It has not been for a lack of snarkiness that I haven't posted in a while. It has merely been a lack of time. And motivation.
So let's see what is going on here in the City of Snark. Sprinty Sprint is just fine and dandy, nothing major going on there. Home life is great, though Steve's slippers (more officially named "foot duvets") have a puncture and the down-like filling is all over the house.
This time of year usually finds me in a funk, and this winter is no different. I hate winter, yet I have lived in a place all my life where winter occurs. Occurs with snow, I should be more specific. As soon as the one snowfall has melted and the street doesn't crunch every time a car goes down it, it snows again. Last year was not bad at all in terms of snowfall, I hope the same can be said for 2012.
So that leaves me with the Target. The Christmas season was a blur, though I am sure my feet didn't think so at the time. Since I was on vaca at Sprinty Sprint, I was available to work almost a 40 hour week there. Every little bit helps on the budget, and besides what else was I going to do at home while Steve slept?
The "guests" were pretty tame, far better than I could imagine. No fisticuffs in the aisles, at least not from the customers. The management, now that's a different story. I heard of, but did not witness, a verbal altercation of two executive team leaders (read: department managers) the other day. Man, I would have loved to have seen that. Both of these individuals are pretty lame in my opinion, and I would have just shit my pants watching that go down.

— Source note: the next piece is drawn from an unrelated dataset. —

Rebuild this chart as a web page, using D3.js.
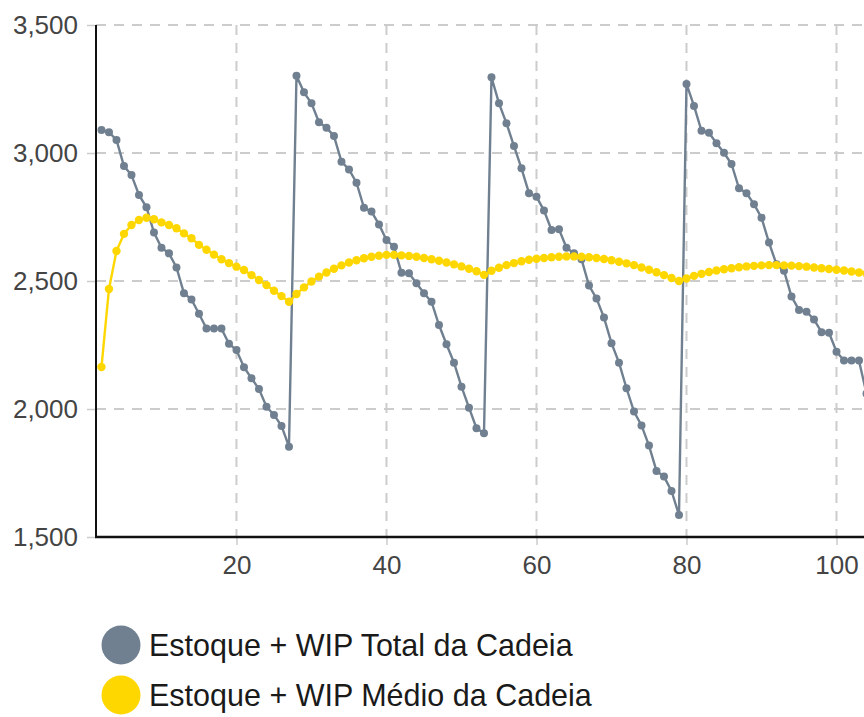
<!DOCTYPE html>
<html>
<head>
<meta charset="utf-8">
<script src="https://cdn.jsdelivr.net/npm/d3@7"></script>
<style>
    body { margin: 0; background: #fff; }
    svg { display: block; font-family: "Liberation Sans", Arial, sans-serif; }
</style>
</head>
<body>
<svg id="chart"></svg>
<script>
// periods 2..104
const periods = d3.range(2, 105);

// Estoque + WIP Total da Cadeia
const totalValues = [
    3090, 3081, 3051, 2949, 2914, 2836, 2788, 2689, 2630, 2608,   // 2-11
    2553, 2452, 2428, 2372, 2314, 2314, 2314, 2255, 2230, 2163,   // 12-21
    2120, 2078, 2009, 1977, 1934, 1853, 3302, 3237, 3194, 3120,   // 22-31
    3099, 3066, 2966, 2936, 2884, 2786, 2771, 2721, 2660, 2634,   // 32-41
    2532, 2530, 2491, 2452, 2419, 2328, 2253, 2181, 2087, 2005,   // 42-51
    1925, 1905, 3296, 3194, 3116, 3027, 2940, 2843, 2829, 2775,   // 52-61
    2699, 2702, 2630, 2608, 2585, 2482, 2432, 2357, 2257, 2181,   // 62-71
    2081, 1990, 1936, 1857, 1758, 1736, 1680, 1586, 3270, 3184,   // 72-81
    3087, 3079, 3038, 3001, 2957, 2862, 2843, 2800, 2747, 2650,   // 82-91
    2565, 2540, 2439, 2387, 2380, 2350, 2300, 2298, 2224, 2189,   // 92-101
    2189, 2189, 2060                                              // 102-104
];

// Estoque + WIP Médio da Cadeia
const averageValues = [
    2164, 2469, 2617, 2684, 2719, 2738, 2747, 2741, 2729, 2719,   // 2-11
    2706, 2686, 2667, 2641, 2622, 2603, 2585, 2570, 2556, 2543,   // 12-21
    2523, 2504, 2484, 2462, 2441, 2419, 2449, 2475, 2498, 2517,   // 22-31
    2533, 2548, 2561, 2572, 2581, 2589, 2595, 2599, 2602, 2602,   // 32-41
    2600, 2598, 2595, 2590, 2585, 2579, 2572, 2565, 2557, 2548,   // 42-51
    2538, 2524, 2540, 2552, 2562, 2570, 2577, 2583, 2587, 2590,   // 52-61
    2593, 2595, 2596, 2596, 2595, 2593, 2590, 2586, 2581, 2575,   // 62-71
    2569, 2562, 2553, 2544, 2534, 2523, 2512, 2500, 2510, 2520,   // 72-81
    2528, 2535, 2541, 2546, 2550, 2554, 2557, 2559, 2561, 2562,   // 82-91
    2562, 2561, 2560, 2558, 2556, 2553, 2550, 2547, 2544, 2541,   // 92-101
    2537, 2533, 2529                                              // 102-104
];

const yTicks = [1500, 2000, 2500, 3000, 3500];
const xTicks = [20, 40, 60, 80, 100];

const seriesNames = [
    "Estoque + WIP Total da Cadeia",
    "Estoque + WIP Médio da Cadeia"
];
const seriesColors = ["#708090", "#ffd700"];

const width = 864, height = 717;
const plot = {left: 96, top: 25, bottom: 537, right: 866.5};

var drawChart = function() {
    let svg = d3.select("#chart")
        .attr("width", width)
        .attr("height", height);

    const x = d3.scaleLinear()
        .domain([1.27, 104])
        .range([plot.left, plot.right]);

    const y = d3.scaleLinear()
        .domain([1500, 3500])
        .range([plot.bottom, plot.top]);

    // dashed grid
    let grid = svg.append("g")
        .attr("stroke", "#cccccc")
        .attr("stroke-width", 2)
        .attr("stroke-dasharray", "10,8");

    grid.selectAll(".vgrid")
        .data(xTicks)
        .enter()
        .append("line")
        .attr("x1", d => x(d))
        .attr("x2", d => x(d))
        .attr("y1", plot.top)
        .attr("y2", plot.bottom);

    grid.selectAll(".hgrid")
        .data(yTicks.filter(d => d > 1500))
        .enter()
        .append("line")
        .attr("x1", plot.left)
        .attr("x2", width)
        .attr("y1", d => y(d))
        .attr("y2", d => y(d));

    // y axis
    let yAxis = svg.append("g")
        .attr("transform", `translate(${plot.left},0)`)
        .call(d3.axisLeft(y).tickValues(yTicks).tickSize(9).tickPadding(9)
            .tickFormat(d3.format(",")));
    yAxis.select(".domain").remove();
    yAxis.selectAll(".tick line").attr("stroke", "#cccccc").attr("stroke-width", 1.5);
    yAxis.selectAll(".tick text")
        .attr("fill", "#444")
        .attr("font-size", 26)
        .attr("font-family", "Liberation Sans, Arial, sans-serif");

    // x axis
    let xAxis = svg.append("g")
        .attr("transform", `translate(0,${plot.bottom})`)
        .call(d3.axisBottom(x).tickValues(xTicks).tickSize(8).tickPadding(11));
    xAxis.select(".domain").remove();
    xAxis.selectAll(".tick line").attr("stroke", "#cccccc").attr("stroke-width", 1.5);
    xAxis.selectAll(".tick text")
        .attr("fill", "#444")
        .attr("font-size", 26)
        .attr("font-family", "Liberation Sans, Arial, sans-serif");

    // series
    const series = [totalValues, averageValues];
    series.forEach(function(values, i) {
        const pts = values.map((v, j) => ({x: periods[j], y: v}));

        svg.append("path")
            .datum(pts)
            .attr("fill", "none")
            .attr("stroke", seriesColors[i])
            .attr("stroke-width", 2.4)
            .attr("d", d3.line().x(d => x(d.x)).y(d => y(d.y)));

        svg.append("g")
            .selectAll("circle")
            .data(pts)
            .enter()
            .append("circle")
            .attr("cx", d => x(d.x))
            .attr("cy", d => y(d.y))
            .attr("r", i === 0 ? 4 : 4.2)
            .attr("fill", seriesColors[i]);
    });

    // black axis lines on top
    svg.append("line")
        .attr("x1", plot.left).attr("x2", plot.left)
        .attr("y1", plot.top).attr("y2", plot.bottom + 1)
        .attr("stroke", "#111").attr("stroke-width", 2);
    svg.append("line")
        .attr("x1", plot.left - 1).attr("x2", width)
        .attr("y1", plot.bottom).attr("y2", plot.bottom)
        .attr("stroke", "#111").attr("stroke-width", 2.5);

    // legend
    let legend = svg.append("g");
    seriesNames.forEach(function(name, i) {
        const cy = 645 + i * 50;
        legend.append("circle")
            .attr("cx", 121)
            .attr("cy", cy)
            .attr("r", 19.5)
            .attr("fill", seriesColors[i]);
        legend.append("text")
            .attr("x", 149)
            .attr("y", cy + 11)
            .attr("font-size", 30.5)
            .attr("fill", "#1a1a1a")
            .text(name);
    });

    return svg;
};

drawChart();
</script>
</body>
</html>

But after Christmas, I requested and got a sit down with my ETL (Terget - big on acronyms, more than Sprint) and asked what the deal was. I intended the conversation to lead to how fabulous I was, how reliable and efficient. Nope. The dude started telling me how to clean up a specific area (called "zoning"). Alright, let's regroup and get to the point, obviously he is dense in the head. Here I am a seasonal employee, what are the chances of staying on? Specifically, how is my performance?
His response was a completely dead face lie. And I can prove it. He said he had not heard *anything* about me, positive or negative. Shock. Shock, I say! I know that I had been a topic of discussion in the team lead meeting at least twice, as they reviewed the list of seasonals they were considering keeping and those they were just not going to schedule any more hours for. I know for a fact that they even considered offering me a "full time" job...32-40 hours a week. I know for a fact that they were told that the Terget was a second job for me, so no thanks, not going to take all the responsibility of taking down ad signs and putting them back up again for a wage that is now only about 36 cents higher than Colorado minimum wage.
So this dork sits there like I am the idiot for asking. He says he will get back to me. That was three weeks ago. But anyways, feeling ballsy, I challenge his response. "Really? You don't review your seasonal people and consider who is worth keeping?" His response was negative. Either this man doesn't have a clue or he doesn't have a pair of balls. I am voting both.
So I am scheduled, but it is a bad schedule. Saturday nights, closing. I have closed that store every Saturday night since I started. So I ask the doof to maybe, please, kind sir, may I have a Saturday night off? Well, he did follow through with that, I got a Saturday shift starting at 9 in the morning. So now Friday nights are fucked. Well, sorta. I usually don't do anything but go to bed at 9 on Friday nights, so I guess I am OK.
The other night, I was in there and the Eric Decker chick was in charge. Jesus, I just don't like her at all, so I am always looking for a confrontation with her. Didn't think I was that way, huh? Well, I am. I am smarter than her, better looking than her, and honestly, what the fuck are they going to do to me? Not like I am going to swat the bitch up side the head, though that would be awesome. I would be clever, because you know I am clever and I can beat her. With my mind.
So I got done with my zoning and another TL = team leader = assistant department manager asks me to help him out in Health and Beauty. I do that, and then while doing so, I hear bitch twat on the walkie talkie asking "how is F & G (appliances, stationary, bad home crap, which was my area)?" Before I could answer, the TL says on the radio that it is done and I am helping him in his area. Whore says "where is he now?" TL answers "he is in health and beauty". He? He???? He has a name. Keep in mind that this is blasting all over the store, since those radios are not that quiet. So I get on the radio and say "And 'he' has a name, and it is Jim." Fun! Both of them then respond with "Oh thank you, Jim". Damn right.